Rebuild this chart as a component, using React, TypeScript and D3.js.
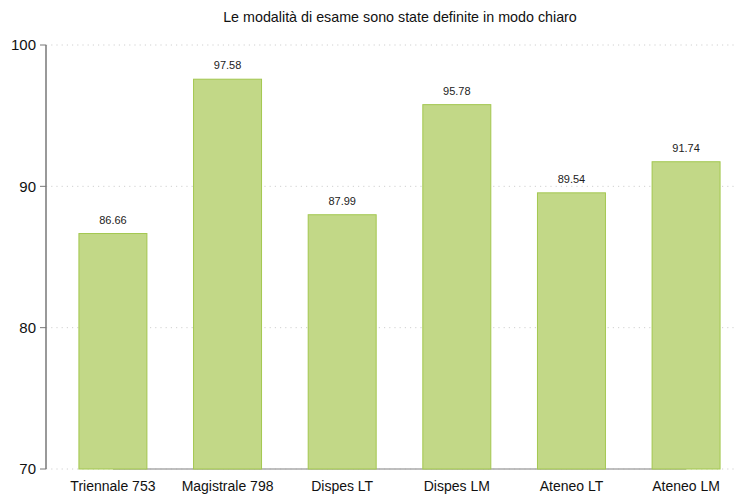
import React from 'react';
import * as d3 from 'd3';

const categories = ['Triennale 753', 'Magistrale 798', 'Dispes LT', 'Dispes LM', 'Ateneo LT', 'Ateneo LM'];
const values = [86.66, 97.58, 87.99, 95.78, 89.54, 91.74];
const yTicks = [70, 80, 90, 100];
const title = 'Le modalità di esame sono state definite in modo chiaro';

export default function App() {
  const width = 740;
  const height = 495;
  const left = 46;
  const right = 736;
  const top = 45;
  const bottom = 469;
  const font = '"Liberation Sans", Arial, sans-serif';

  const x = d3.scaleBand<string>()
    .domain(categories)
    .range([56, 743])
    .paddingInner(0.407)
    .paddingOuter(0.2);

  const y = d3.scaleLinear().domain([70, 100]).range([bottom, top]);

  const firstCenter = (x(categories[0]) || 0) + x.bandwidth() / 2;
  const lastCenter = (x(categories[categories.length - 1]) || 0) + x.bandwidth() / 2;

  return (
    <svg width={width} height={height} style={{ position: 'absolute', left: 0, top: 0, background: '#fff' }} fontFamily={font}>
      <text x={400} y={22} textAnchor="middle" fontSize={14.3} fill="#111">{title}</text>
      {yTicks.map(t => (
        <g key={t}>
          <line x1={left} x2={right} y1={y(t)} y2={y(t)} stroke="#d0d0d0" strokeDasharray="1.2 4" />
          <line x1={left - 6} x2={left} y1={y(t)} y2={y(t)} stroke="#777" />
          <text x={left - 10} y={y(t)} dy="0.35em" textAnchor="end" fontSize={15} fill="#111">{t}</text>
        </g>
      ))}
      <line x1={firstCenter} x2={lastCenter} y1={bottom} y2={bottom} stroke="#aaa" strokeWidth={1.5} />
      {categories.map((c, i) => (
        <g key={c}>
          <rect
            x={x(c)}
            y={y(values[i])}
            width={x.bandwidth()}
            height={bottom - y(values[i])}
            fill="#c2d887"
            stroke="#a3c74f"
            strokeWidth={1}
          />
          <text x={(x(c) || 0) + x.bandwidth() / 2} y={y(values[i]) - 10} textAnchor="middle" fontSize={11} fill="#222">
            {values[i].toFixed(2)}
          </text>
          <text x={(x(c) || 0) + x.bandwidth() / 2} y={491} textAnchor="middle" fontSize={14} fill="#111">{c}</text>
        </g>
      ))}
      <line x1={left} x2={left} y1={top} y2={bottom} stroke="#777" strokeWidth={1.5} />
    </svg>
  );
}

★ ★ ★ ★ ★ ★ ★

## Written task
Without any pictures, reproduce the lines from the first one in the material through the line that has "const lastCenter = (x(categories[categories.length", exactly as they appear.

## Finished task
Rebuild this chart as a component, using React, TypeScript and D3.js.
import React from 'react';
import * as d3 from 'd3';

const categories = ['Triennale 753', 'Magistrale 798', 'Dispes LT', 'Dispes LM', 'Ateneo LT', 'Ateneo LM'];
const values = [86.66, 97.58, 87.99, 95.78, 89.54, 91.74];
const yTicks = [70, 80, 90, 100];
const title = 'Le modalità di esame sono state definite in modo chiaro';

export default function App() {
  const width = 740;
  const height = 495;
  const left = 46;
  const right = 736;
  const top = 45;
  const bottom = 469;
  const font = '"Liberation Sans", Arial, sans-serif';

  const x = d3.scaleBand<string>()
    .domain(categories)
    .range([56, 743])
    .paddingInner(0.407)
    .paddingOuter(0.2);

  const y = d3.scaleLinear().domain([70, 100]).range([bottom, top]);

  const firstCenter = (x(categories[0]) || 0) + x.bandwidth() / 2;
  const lastCenter = (x(categories[categories.length - 1]) || 0) + x.bandwidth() / 2;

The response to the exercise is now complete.